Overview

HAProxy is a free and open source software that provides a high availability load balancer and proxy server for TCP and HTTP-based applications that spreads requests across multiple servers. Telegraf is a plug-in driven server agent for collecting and sending metrics and events from databases, systems and IoT sensors.

To send your Prometheus-format HAProxy metrics to Logz.io, you need to add the inputs.haproxy and outputs.http plug-ins to your Telegraf configuration file.

Configuring Telegraf to send your metrics data to Logz.io

Set up Telegraf v1.17 or higher
For Windows:
wget https://dl.influxdata.com/telegraf/releases/telegraf-1.19.2_windows_amd64.zip

After downloading the archive, extract its content into C:\Program Files\Logzio\telegraf\.

The configuration file is located at C:\Program Files\Logzio\telegraf\.

For MacOS:
brew install telegraf

The configuration file is located at /usr/local/etc/telegraf.conf.

For Linux:

Ubuntu & Debian

sudo apt-get update && sudo apt-get install telegraf

The configuration file is located at /etc/telegraf/telegraf.conf.

RedHat and CentOS

sudo yum install telegraf

The configuration file is located at /etc/telegraf/telegraf.conf.

SLES & openSUSE

# add go repository
zypper ar -f obs://devel:languages:go/ go
# install latest telegraf
zypper in telegraf

The configuration file is located at /etc/telegraf/telegraf.conf.

FreeBSD/PC-BSD

sudo pkg install telegraf

The configuration file is located at /etc/telegraf/telegraf.conf.
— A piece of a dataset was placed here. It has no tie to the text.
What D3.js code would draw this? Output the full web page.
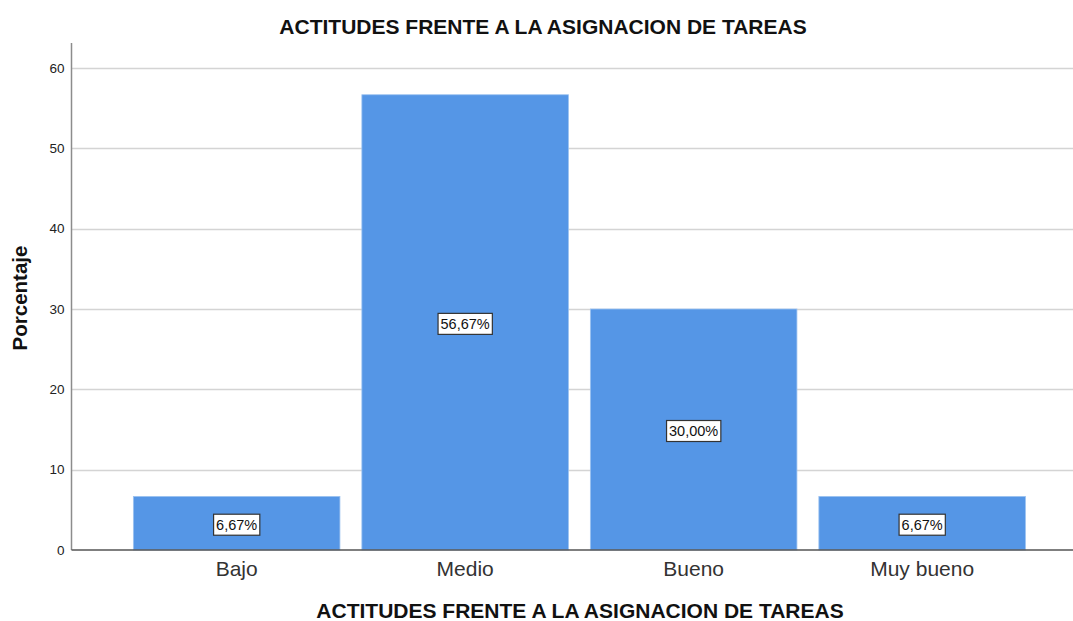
<!DOCTYPE html>
<html>
<head>
<meta charset="utf-8">
<script src="https://cdn.jsdelivr.net/npm/d3@7"></script>
<style>
    body { margin: 0; background: #fff; }
    text { font-family: "Liberation Sans", Arial, sans-serif; }
</style>
</head>
<body>
<svg id="chart" width="1073" height="621"></svg>
<script>
'use strict';

// data
const categories = ['Bajo', 'Medio', 'Bueno', 'Muy bueno'];
const percentages = [6.67, 56.67, 30.00, 6.67];
const yTicks = [0, 10, 20, 30, 40, 50, 60];
const title = 'ACTITUDES FRENTE A LA ASIGNACION DE TAREAS';

const svg = d3.select('#chart');

const plot = {left: 71.5, right: 1073, top: 43, bottom: 550};

// scales
let x = d3.scaleBand()
    .domain(categories)
    .range([122.4, 1036.4])
    .paddingInner(0.096)
    .paddingOuter(0.048);

let y = d3.scaleLinear()
    .domain([0, 60])
    .range([plot.bottom, 68]);

// gridlines
svg.append('g')
    .selectAll('line')
    .data(yTicks.filter(d => d > 0))
    .enter().append('line')
    .attr('x1', plot.left).attr('x2', plot.right)
    .attr('y1', d => Math.round(y(d)) + 0.5)
    .attr('y2', d => Math.round(y(d)) + 0.5)
    .attr('stroke', '#d4d4d4')
    .attr('stroke-width', 1.5);

// bars
svg.append('g')
    .selectAll('rect')
    .data(percentages)
    .enter().append('rect')
    .attr('x', (d, i) => x(categories[i]))
    .attr('width', x.bandwidth())
    .attr('y', d => y(d))
    .attr('height', d => plot.bottom - y(d))
    .attr('fill', '#5596e6')
    .attr('stroke', '#9cc2f0')
    .attr('stroke-width', 0.8);

// y axis
let yAxis = svg.append('g')
    .attr('transform', 'translate(' + plot.left + ',0)')
    .call(d3.axisLeft(y).tickValues(yTicks).tickSize(0).tickPadding(7));
yAxis.select('.domain').attr('d', 'M0,' + plot.top + 'V' + plot.bottom).attr('stroke', '#8c8c8c').attr('stroke-width', 1.5);
yAxis.selectAll('.tick text')
    .attr('font-size', 13.5)
    .attr('fill', '#222')
    .style('font-family', '"Liberation Sans", Arial, sans-serif');

// x axis
let xAxis = svg.append('g')
    .attr('transform', 'translate(0,' + plot.bottom + ')')
    .call(d3.axisBottom(x).tickSize(0).tickPadding(11));
xAxis.select('.domain').attr('d', 'M' + plot.left + ',0H' + plot.right).attr('stroke', '#555').attr('stroke-width', 1.5);
xAxis.selectAll('.tick text')
    .attr('font-size', 21)
    .attr('fill', '#333')
    .style('font-family', '"Liberation Sans", Arial, sans-serif');

// value labels in boxes
let labels = svg.append('g')
    .selectAll('g')
    .data(percentages)
    .enter().append('g')
    .attr('transform', (d, i) =>
        'translate(' + (x(categories[i]) + x.bandwidth() / 2) + ',' + ((y(d) + plot.bottom) / 2 + 1.5) + ')');

labels.append('text')
    .attr('text-anchor', 'middle')
    .attr('dy', '0.36em')
    .attr('font-size', 14.5)
    .attr('fill', '#111')
    .text(d => d.toFixed(2).replace('.', ',') + '%');

labels.each(function () {
    let g = d3.select(this);
    let bb = g.select('text').node().getBBox();
    g.insert('rect', 'text')
        .attr('x', bb.x - 2.5)
        .attr('y', -10.5)
        .attr('width', bb.width + 5)
        .attr('height', 21)
        .attr('fill', '#fff')
        .attr('stroke', '#333')
        .attr('stroke-width', 1.2);
});

// titles
svg.append('text')
    .attr('x', 543).attr('y', 34)
    .attr('text-anchor', 'middle')
    .attr('font-size', 21)
    .attr('font-weight', 'bold')
    .attr('fill', '#111')
    .text(title);

svg.append('text')
    .attr('x', 580).attr('y', 618)
    .attr('text-anchor', 'middle')
    .attr('font-size', 21)
    .attr('font-weight', 'bold')
    .attr('fill', '#111')
    .text(title);

svg.append('text')
    .attr('transform', 'translate(27,298) rotate(-90)')
    .attr('text-anchor', 'middle')
    .attr('font-size', 20.5)
    .attr('font-weight', 'bold')
    .attr('fill', '#111')
    .text('Porcentaje');
</script>
</body>
</html>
Add the inputs.haproxy plug-in

First you need to configure the input plug-in to enable Telegraf to scrape the HAProxy data from your hosts. To do this, add the following code to the configuration file:

[[inputs.haproxy]]
  ## An array of address to gather stats about. Specify an ip on hostname
  ## with optional port. ie localhost, 10.10.3.33:1936, etc.
  ## Make sure you specify the complete path to the stats endpoint
  ## including the protocol, ie http://10.10.3.33:1936/haproxy?stats

  ## Credentials for basic HTTP authentication
  # username = "admin"
  # password = "admin"

  ## If no servers are specified, then default to 127.0.0.1:1936/haproxy?stats
  servers = ["http://myhaproxy.com:1936/haproxy?stats"]

  ## You can also use local socket with standard wildcard globbing.
  ## Server address not starting with 'http' will be treated as a possible
  ## socket, so both examples below are valid.
  # servers = ["socket:/run/haproxy/admin.sock", "/run/haproxy/*.sock"]

  ## By default, some of the fields are renamed from what haproxy calls them.
  ## Setting this option to true results in the plugin keeping the original
  ## field names.
  # keep_field_names = false

  ## Optional TLS Config
  # tls_ca = "/etc/telegraf/ca.pem"
  # tls_cert = "/etc/telegraf/cert.pem"
  # tls_key = "/etc/telegraf/key.pem"
  ## Use TLS but skip chain & host verification
  # insecure_skip_verify = false

The database name is only required for instantiating a connection with the server and does not restrict the databases that we collect metrics from. The full list of data scraping and configuring options can be found here.

Add the outputs.http plug-in

After you create the configuration file, configure the output plug-in to enable Telegraf to send your data to Logz.io in Prometheus-format. To do this, add the following code to the configuration file:

[[outputs.http]]
  url = "https://<<LISTENER-HOST>>:8053"
  data_format = "prometheusremotewrite"
  [outputs.http.headers]
     Content-Type = "application/x-protobuf"
     Content-Encoding = "snappy"
     X-Prometheus-Remote-Write-Version = "0.1.0"
     Authorization = "Bearer <<PROMETHEUS-METRICS-SHIPPING-TOKEN>>"

Replace the placeholders to match your specifics. (They are indicated by the double angle brackets << >>):

  • Replace <<PROMETHEUS-METRICS-SHIPPING-TOKEN>> with a token for the Metrics account you want to ship to.
    Here’s how to look up your Metrics token.
  • Replace <<LISTENER-HOST>> with the Logz.io Listener URL for your region, configured to use port 8052 for http traffic, or port 8053 for https traffic. For example, listener.logz.io if your account is hosted on AWS US East, or listener-nl.logz.io if hosted on Azure West Europe.
Check Logz.io for your metrics

Give your data some time to get from your system to ours, then log in to your Logz.io Metrics account, and open the Logz.io Metrics tab.